> **Aim of the task**:
Copy out every line that contains "script".

> **Stored data**:
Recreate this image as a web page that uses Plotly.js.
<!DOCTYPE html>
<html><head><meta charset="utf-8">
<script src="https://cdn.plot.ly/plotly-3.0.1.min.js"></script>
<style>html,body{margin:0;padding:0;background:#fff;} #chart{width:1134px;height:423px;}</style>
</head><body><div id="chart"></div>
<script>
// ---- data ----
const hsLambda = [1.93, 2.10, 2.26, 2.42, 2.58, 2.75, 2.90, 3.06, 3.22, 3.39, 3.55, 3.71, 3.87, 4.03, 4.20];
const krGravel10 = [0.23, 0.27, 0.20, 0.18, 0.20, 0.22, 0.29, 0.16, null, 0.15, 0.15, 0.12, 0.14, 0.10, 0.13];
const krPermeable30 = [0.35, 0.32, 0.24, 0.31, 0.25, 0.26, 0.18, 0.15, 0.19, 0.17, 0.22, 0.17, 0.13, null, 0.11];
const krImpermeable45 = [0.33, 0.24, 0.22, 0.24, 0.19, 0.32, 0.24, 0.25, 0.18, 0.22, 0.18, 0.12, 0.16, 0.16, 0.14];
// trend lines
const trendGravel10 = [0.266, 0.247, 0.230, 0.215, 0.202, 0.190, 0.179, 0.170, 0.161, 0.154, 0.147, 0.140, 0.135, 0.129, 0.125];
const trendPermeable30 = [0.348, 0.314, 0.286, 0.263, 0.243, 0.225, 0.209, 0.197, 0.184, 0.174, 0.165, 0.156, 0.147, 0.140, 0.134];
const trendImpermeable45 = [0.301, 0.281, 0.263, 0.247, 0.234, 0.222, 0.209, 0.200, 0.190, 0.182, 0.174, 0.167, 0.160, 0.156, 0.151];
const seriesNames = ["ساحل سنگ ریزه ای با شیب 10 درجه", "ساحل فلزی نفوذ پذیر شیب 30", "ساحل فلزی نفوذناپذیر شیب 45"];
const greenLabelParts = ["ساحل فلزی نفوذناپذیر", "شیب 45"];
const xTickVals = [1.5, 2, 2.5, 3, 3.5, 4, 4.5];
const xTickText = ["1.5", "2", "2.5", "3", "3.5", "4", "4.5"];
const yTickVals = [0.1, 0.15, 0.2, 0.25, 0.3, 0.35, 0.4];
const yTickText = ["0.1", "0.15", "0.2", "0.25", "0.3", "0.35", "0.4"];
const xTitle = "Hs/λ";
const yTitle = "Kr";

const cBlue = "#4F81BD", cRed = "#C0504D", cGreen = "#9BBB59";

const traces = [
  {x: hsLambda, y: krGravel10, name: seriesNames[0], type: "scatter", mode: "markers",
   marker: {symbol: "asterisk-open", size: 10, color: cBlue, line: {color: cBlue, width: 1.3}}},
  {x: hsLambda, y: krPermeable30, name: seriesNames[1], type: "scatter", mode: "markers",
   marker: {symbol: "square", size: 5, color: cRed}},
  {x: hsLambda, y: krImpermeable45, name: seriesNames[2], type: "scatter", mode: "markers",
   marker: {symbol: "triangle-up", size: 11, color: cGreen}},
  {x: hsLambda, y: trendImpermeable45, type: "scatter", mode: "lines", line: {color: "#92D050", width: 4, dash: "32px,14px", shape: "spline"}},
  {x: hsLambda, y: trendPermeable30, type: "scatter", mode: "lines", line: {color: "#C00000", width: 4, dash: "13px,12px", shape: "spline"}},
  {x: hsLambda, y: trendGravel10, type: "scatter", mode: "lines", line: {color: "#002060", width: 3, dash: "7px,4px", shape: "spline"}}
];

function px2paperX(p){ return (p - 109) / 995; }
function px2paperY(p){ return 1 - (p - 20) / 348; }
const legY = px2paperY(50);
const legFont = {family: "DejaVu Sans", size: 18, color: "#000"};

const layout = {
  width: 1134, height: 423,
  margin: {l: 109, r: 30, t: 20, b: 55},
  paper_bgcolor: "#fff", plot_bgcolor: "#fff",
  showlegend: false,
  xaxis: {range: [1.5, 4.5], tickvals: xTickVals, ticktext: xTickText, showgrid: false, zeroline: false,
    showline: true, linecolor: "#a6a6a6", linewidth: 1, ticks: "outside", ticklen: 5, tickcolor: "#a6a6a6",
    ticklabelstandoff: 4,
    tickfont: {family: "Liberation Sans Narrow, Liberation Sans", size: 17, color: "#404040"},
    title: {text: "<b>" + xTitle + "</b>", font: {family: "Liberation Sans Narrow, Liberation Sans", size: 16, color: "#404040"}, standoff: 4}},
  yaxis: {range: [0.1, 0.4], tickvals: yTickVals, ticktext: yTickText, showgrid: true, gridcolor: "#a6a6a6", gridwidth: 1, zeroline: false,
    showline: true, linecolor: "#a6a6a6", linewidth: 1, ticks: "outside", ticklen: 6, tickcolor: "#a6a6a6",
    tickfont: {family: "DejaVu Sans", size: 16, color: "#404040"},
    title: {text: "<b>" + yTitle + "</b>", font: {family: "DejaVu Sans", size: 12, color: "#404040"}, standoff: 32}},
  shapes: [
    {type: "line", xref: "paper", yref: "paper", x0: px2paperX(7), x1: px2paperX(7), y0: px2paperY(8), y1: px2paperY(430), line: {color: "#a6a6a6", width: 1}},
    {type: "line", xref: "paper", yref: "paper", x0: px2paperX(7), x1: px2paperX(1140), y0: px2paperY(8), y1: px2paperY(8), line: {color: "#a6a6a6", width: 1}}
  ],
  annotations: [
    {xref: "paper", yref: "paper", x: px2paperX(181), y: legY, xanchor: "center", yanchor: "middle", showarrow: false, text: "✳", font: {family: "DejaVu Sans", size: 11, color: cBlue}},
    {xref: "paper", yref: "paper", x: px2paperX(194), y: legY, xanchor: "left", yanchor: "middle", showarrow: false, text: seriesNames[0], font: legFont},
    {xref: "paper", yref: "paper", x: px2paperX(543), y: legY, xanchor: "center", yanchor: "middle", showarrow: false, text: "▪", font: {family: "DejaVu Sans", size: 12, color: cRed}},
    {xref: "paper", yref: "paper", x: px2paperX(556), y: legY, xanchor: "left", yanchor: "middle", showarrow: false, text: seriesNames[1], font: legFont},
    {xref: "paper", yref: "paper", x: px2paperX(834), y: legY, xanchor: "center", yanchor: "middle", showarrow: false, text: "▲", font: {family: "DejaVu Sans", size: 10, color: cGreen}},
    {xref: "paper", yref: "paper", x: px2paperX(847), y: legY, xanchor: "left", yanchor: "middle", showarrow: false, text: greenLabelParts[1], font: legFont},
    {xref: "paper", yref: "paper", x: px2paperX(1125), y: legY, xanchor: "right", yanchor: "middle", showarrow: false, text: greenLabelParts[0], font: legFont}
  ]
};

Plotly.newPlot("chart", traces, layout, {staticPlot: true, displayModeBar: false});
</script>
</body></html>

* * *

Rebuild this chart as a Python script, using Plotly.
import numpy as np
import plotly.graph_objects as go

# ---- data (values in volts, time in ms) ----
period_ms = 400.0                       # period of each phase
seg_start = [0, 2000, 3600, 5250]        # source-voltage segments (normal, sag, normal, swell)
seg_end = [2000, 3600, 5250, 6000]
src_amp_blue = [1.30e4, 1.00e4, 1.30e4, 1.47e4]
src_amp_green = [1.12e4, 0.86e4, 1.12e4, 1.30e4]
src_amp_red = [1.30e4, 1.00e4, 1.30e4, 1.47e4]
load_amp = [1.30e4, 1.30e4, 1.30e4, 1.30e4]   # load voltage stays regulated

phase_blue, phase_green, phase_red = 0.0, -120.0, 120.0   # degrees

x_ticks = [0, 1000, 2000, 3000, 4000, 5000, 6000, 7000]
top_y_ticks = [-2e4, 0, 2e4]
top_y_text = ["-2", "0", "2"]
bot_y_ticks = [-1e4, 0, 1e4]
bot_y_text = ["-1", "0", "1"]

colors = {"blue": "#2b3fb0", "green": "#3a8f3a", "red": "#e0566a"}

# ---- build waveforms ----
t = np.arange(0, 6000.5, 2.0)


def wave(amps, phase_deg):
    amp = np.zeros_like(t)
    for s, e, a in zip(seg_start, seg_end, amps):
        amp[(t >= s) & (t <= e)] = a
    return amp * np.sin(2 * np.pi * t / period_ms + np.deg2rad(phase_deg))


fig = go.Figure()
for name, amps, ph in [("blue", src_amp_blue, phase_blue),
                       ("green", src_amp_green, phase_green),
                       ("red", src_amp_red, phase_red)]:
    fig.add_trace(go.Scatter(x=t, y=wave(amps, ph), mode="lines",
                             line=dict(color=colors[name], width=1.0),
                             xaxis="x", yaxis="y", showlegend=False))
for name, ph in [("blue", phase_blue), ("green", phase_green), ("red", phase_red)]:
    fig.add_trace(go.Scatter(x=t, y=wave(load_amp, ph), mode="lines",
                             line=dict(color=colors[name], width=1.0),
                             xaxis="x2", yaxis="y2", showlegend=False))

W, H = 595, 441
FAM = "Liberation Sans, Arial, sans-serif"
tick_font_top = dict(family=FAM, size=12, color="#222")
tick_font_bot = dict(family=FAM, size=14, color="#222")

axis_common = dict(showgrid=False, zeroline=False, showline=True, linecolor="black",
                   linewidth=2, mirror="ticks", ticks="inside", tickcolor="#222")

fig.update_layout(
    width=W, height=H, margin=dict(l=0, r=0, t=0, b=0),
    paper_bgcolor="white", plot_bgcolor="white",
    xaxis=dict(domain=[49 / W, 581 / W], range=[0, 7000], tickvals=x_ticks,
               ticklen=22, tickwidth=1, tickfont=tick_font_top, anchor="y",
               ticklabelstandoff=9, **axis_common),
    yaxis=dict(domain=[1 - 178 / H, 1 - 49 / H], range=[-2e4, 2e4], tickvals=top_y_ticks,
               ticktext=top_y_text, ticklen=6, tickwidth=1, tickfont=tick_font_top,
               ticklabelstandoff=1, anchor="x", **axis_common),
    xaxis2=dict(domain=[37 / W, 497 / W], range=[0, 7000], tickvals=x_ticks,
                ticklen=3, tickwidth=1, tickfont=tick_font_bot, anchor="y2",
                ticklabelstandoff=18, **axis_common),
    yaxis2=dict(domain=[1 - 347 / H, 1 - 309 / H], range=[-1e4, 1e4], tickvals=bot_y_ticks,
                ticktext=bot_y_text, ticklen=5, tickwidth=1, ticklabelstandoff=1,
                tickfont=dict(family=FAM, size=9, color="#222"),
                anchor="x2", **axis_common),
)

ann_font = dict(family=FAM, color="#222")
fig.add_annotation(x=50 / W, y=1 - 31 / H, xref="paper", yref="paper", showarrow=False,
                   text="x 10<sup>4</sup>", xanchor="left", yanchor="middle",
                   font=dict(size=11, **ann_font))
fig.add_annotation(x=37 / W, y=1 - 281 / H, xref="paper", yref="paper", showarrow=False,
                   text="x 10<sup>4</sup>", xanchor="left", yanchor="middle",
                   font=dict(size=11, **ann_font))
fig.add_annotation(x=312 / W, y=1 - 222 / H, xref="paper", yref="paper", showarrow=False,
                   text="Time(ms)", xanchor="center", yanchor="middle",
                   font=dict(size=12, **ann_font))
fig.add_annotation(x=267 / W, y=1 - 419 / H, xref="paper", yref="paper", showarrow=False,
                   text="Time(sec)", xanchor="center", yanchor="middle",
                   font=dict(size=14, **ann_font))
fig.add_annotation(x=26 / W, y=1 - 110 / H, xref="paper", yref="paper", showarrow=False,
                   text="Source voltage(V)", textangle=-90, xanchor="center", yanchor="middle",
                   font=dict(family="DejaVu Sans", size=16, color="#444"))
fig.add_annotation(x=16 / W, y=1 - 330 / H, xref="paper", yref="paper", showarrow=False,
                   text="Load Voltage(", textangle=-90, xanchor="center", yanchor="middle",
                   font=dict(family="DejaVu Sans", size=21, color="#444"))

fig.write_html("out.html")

* * *

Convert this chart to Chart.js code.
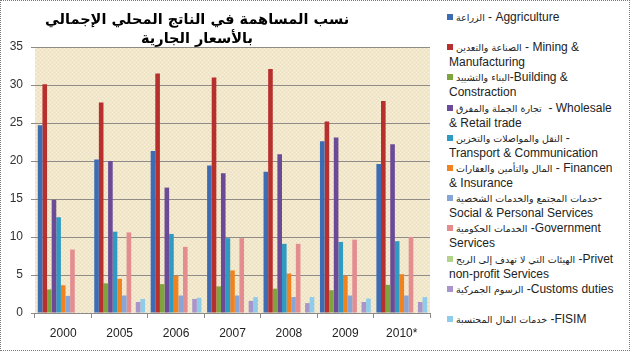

> **Task result**:
<script src="https://cdn.plot.ly/plotly-3.0.1.min.js"></script>
<script>
</script>
Rebuild this chart as a Python script, using Plotly.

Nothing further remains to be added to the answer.